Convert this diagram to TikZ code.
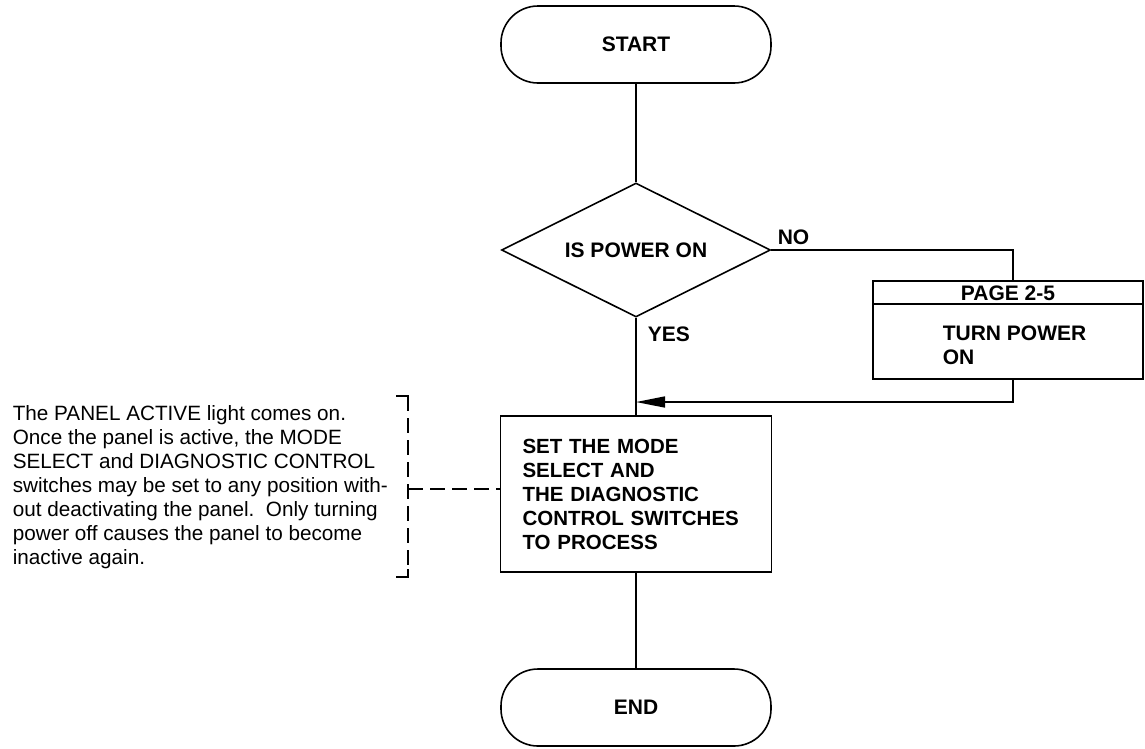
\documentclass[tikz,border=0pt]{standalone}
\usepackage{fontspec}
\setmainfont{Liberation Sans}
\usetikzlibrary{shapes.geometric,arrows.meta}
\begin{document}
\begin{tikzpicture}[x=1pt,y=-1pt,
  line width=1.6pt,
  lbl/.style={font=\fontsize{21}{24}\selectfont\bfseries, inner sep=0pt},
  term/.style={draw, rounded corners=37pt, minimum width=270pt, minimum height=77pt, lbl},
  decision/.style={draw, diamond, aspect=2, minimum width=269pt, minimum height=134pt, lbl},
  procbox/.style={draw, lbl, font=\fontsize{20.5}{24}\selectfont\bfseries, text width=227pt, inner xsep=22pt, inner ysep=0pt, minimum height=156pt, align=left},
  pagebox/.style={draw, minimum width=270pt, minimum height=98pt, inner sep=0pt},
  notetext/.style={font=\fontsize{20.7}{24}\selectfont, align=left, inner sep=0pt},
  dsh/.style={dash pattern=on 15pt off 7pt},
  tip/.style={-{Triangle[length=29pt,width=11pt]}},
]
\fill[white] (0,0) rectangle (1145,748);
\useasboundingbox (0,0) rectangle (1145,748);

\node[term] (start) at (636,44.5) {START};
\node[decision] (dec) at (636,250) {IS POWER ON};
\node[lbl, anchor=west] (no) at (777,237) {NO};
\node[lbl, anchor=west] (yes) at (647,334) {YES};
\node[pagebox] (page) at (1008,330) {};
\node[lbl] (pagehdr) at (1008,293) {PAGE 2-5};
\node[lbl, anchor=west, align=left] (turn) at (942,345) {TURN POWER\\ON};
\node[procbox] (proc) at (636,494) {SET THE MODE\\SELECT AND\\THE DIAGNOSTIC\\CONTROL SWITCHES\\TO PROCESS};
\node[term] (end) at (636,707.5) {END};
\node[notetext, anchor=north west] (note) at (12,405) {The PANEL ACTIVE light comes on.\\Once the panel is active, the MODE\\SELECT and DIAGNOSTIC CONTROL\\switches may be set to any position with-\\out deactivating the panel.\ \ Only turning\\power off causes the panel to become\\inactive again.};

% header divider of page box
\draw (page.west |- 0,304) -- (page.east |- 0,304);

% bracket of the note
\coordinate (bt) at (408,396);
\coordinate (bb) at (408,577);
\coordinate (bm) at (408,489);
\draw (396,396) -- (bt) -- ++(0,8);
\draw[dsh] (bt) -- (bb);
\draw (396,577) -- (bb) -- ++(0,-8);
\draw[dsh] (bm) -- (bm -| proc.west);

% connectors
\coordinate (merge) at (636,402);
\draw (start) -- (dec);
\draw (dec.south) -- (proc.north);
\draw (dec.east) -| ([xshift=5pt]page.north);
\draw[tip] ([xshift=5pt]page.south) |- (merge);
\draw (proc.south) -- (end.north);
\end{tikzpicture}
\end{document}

## STATED TASK
Copy the data exactly. Any picture it contains is to be omitted.

## OUTPUT BELOW
Convert this diagram to TikZ code.
\documentclass[tikz,border=0pt]{standalone}
\usepackage{fontspec}
\setmainfont{Liberation Sans}
\usetikzlibrary{shapes.geometric,arrows.meta}
\begin{document}
\begin{tikzpicture}[x=1pt,y=-1pt,
  line width=1.6pt,
  lbl/.style={font=\fontsize{21}{24}\selectfont\bfseries, inner sep=0pt},
  term/.style={draw, rounded corners=37pt, minimum width=270pt, minimum height=77pt, lbl},
  decision/.style={draw, diamond, aspect=2, minimum width=269pt, minimum height=134pt, lbl},
  procbox/.style={draw, lbl, font=\fontsize{20.5}{24}\selectfont\bfseries, text width=227pt, inner xsep=22pt, inner ysep=0pt, minimum height=156pt, align=left},
  pagebox/.style={draw, minimum width=270pt, minimum height=98pt, inner sep=0pt},
  notetext/.style={font=\fontsize{20.7}{24}\selectfont, align=left, inner sep=0pt},
  dsh/.style={dash pattern=on 15pt off 7pt},
  tip/.style={-{Triangle[length=29pt,width=11pt]}},
]
\fill[white] (0,0) rectangle (1145,748);
\useasboundingbox (0,0) rectangle (1145,748);

\node[term] (start) at (636,44.5) {START};
\node[decision] (dec) at (636,250) {IS POWER ON};
\node[lbl, anchor=west] (no) at (777,237) {NO};
\node[lbl, anchor=west] (yes) at (647,334) {YES};
\node[pagebox] (page) at (1008,330) {};
\node[lbl] (pagehdr) at (1008,293) {PAGE 2-5};
\node[lbl, anchor=west, align=left] (turn) at (942,345) {TURN POWER\\ON};
\node[procbox] (proc) at (636,494) {SET THE MODE\\SELECT AND\\THE DIAGNOSTIC\\CONTROL SWITCHES\\TO PROCESS};
\node[term] (end) at (636,707.5) {END};
\node[notetext, anchor=north west] (note) at (12,405) {The PANEL ACTIVE light comes on.\\Once the panel is active, the MODE\\SELECT and DIAGNOSTIC CONTROL\\switches may be set to any position with-\\out deactivating the panel.\ \ Only turning\\power off causes the panel to become\\inactive again.};

% header divider of page box
\draw (page.west |- 0,304) -- (page.east |- 0,304);

% bracket of the note
\coordinate (bt) at (408,396);
\coordinate (bb) at (408,577);
\coordinate (bm) at (408,489);
\draw (396,396) -- (bt) -- ++(0,8);
\draw[dsh] (bt) -- (bb);
\draw (396,577) -- (bb) -- ++(0,-8);
\draw[dsh] (bm) -- (bm -| proc.west);

% connectors
\coordinate (merge) at (636,402);
\draw (start) -- (dec);
\draw (dec.south) -- (proc.north);
\draw (dec.east) -| ([xshift=5pt]page.north);
\draw[tip] ([xshift=5pt]page.south) |- (merge);
\draw (proc.south) -- (end.north);
\end{tikzpicture}
\end{document}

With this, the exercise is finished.